Bretscher, Julliard, and Rosa study the implications of human capital hedging for international portfolio choice. First, the researchers show that, given the high degree of international GDP correlations in the data, very small domestic redistributive shocks can skew portfolios toward domestic assets. Second, the authors find that the empirical evidence supporting the belief that the international diversification puzzle is worsened if they consider the human capital hedging motive, is driven by an econometric misspecification rejected by the data. Third, they find that if the set of assets that can be used to hedge aggregate human capital is restricted to publicly traded stocks, the human capital hedging motive has a negligible impact on optimal portfolio choice in a frictionless market setting. Fourth, calibrating a heterogeneous agent model in which households face short selling constraints and labor income risk, in the form of both uninsurable shocks and a common aggregate component, the researchers show that: a) investors that enter the stock market will initially specialize in domestic assets, b) individual portfolios become gradually more internationally diversified only as the level of asset wealth increases, and c) most importantly, the implied aggregate portfolio of domestic investors shows a large degree of home bias.

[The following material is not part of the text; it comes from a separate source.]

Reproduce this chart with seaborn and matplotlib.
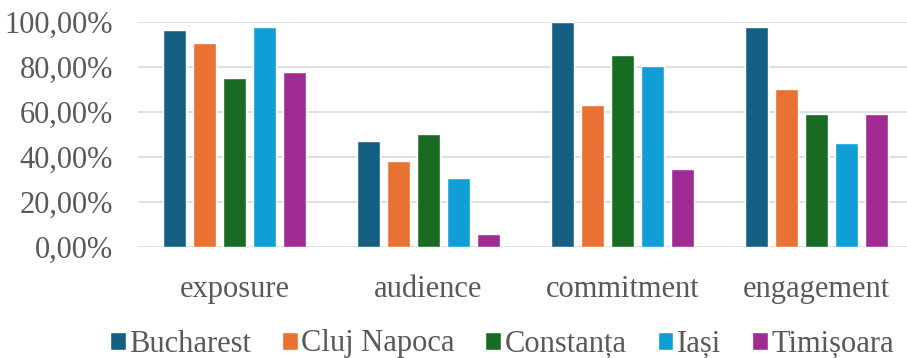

Stephen Hansen, Universitat Pompeu Fabra, and Michael McMahon, University of Warwick

Shocking Language: Understanding the Macroeconomic Effects of Central Bank Communication

Hansen and McMahon explore how different information released by the FOMC has effects on both market and real economic variables. Using tools from computational linguistics, the researchers measure the information released by the FOMC on the current state of economic conditions, as well as how clearly they guide markets about future monetary policy decisions. Employing these measures within a FAVAR framework, the authors find that shocks to forward guidance are more important than the FOMC communication of current economic conditions in terms of their effects on market and real variables. Nonetheless, neither communication has particularly strong effects on real economic variables.